## BEGIN Records shown
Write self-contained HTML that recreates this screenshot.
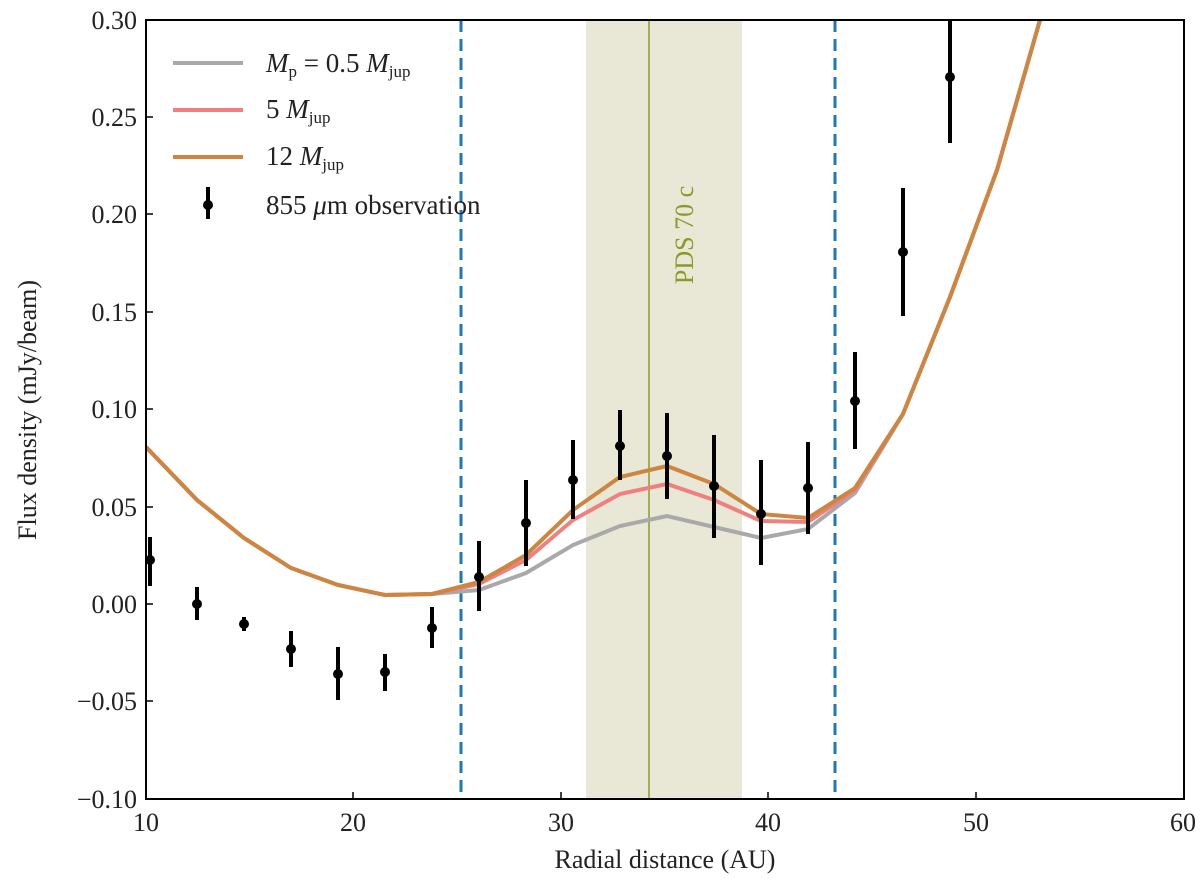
## END Records shown
## BEGIN Records shown
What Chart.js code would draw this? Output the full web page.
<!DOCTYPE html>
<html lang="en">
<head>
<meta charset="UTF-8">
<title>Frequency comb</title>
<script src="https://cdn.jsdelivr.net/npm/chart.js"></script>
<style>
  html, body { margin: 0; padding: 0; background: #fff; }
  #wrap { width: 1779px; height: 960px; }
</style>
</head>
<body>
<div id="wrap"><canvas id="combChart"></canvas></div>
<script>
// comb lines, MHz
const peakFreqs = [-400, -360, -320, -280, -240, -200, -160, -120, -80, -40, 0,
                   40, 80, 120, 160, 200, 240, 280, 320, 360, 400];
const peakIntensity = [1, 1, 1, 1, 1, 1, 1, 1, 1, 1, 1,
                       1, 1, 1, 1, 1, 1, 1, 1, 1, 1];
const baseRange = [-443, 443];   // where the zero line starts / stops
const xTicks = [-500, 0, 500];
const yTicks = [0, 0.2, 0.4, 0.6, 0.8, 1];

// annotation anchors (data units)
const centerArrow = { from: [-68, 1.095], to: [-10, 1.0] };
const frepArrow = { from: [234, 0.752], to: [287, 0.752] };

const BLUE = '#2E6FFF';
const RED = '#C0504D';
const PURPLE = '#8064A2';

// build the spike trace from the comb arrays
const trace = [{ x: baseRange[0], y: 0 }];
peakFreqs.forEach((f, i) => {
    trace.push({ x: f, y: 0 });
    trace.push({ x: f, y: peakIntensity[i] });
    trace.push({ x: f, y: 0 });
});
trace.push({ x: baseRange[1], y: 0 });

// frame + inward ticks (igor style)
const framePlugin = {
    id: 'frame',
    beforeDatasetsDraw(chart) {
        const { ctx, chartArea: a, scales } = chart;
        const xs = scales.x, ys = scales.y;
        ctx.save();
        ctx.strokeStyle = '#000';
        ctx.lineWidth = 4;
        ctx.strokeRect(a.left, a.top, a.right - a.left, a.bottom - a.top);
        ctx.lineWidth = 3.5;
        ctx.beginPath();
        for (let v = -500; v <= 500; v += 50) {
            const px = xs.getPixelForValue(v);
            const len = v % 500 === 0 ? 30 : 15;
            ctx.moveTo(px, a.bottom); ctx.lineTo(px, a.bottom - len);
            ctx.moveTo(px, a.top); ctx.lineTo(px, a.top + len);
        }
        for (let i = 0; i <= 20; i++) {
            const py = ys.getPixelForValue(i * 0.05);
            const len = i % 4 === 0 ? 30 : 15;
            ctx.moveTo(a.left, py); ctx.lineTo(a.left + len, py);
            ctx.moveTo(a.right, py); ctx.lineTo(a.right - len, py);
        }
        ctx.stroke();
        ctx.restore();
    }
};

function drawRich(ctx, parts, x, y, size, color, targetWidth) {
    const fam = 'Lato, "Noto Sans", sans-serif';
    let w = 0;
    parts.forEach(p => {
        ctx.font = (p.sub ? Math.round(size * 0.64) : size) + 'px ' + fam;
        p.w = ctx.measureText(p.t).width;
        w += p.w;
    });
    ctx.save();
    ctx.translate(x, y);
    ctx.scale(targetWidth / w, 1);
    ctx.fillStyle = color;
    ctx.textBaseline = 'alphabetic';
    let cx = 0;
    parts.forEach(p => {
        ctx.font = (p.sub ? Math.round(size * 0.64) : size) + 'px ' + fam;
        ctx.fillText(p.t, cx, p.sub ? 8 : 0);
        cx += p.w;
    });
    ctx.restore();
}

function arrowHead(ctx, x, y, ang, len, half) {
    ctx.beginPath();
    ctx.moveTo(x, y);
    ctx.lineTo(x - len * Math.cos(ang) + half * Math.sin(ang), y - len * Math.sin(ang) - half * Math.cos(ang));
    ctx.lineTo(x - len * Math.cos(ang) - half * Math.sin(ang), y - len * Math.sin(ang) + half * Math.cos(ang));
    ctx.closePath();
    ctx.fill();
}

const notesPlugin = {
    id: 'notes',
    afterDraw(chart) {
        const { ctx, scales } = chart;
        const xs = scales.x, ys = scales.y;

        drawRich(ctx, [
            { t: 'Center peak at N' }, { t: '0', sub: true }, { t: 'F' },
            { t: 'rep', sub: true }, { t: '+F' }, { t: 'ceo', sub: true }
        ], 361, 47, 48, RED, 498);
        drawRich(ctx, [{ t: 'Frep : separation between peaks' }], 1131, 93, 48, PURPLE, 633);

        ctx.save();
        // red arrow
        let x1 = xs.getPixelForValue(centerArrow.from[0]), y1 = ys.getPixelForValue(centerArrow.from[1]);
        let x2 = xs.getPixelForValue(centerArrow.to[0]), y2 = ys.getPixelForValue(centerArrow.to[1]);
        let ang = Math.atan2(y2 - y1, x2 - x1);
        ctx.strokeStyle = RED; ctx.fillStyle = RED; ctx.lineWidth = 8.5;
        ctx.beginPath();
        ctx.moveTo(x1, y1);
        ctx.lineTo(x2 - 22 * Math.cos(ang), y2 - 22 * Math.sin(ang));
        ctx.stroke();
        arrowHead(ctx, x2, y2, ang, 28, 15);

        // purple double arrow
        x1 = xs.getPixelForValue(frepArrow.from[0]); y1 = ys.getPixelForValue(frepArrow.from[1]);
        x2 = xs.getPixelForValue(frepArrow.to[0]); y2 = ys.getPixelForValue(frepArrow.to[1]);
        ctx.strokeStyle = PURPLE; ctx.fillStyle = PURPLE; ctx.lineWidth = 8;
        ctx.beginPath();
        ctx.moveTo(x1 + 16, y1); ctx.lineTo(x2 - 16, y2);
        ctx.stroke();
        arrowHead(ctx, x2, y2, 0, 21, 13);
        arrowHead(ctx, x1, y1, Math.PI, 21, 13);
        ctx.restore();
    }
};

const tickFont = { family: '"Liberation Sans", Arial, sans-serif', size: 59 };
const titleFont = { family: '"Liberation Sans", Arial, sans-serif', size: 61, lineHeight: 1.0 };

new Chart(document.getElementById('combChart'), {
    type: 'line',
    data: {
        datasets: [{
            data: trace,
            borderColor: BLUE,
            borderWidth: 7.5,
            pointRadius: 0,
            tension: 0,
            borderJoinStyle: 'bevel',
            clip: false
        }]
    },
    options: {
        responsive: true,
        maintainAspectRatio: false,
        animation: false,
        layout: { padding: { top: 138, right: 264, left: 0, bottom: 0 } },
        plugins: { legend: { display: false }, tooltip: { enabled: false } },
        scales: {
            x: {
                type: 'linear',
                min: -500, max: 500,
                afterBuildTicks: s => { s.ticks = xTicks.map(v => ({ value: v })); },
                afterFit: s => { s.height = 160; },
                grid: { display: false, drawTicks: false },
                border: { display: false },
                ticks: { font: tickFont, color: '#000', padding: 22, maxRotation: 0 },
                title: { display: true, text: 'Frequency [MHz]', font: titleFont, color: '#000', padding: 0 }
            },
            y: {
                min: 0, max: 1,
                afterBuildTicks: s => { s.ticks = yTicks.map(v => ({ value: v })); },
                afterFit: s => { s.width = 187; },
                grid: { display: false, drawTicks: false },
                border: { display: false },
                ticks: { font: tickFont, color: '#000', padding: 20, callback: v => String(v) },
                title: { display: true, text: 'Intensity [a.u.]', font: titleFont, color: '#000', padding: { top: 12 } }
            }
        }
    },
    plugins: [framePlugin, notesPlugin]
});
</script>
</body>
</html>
## END Records shown
## BEGIN Records shown
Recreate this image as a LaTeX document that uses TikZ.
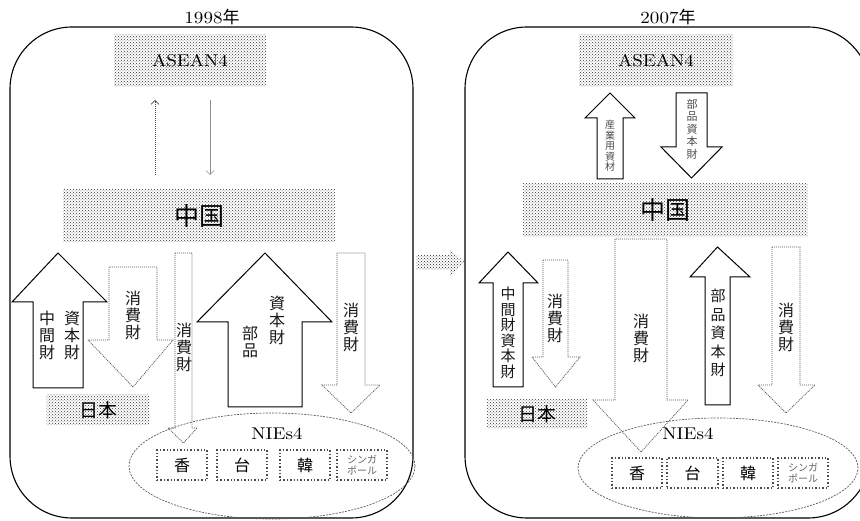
## END Records shown
(Directions) Show, from the listing above, each line that contains the word "document".

(Completed exercise)
new Chart(document.getElementById('combChart'), {
Recreate this image as a LaTeX document that uses TikZ.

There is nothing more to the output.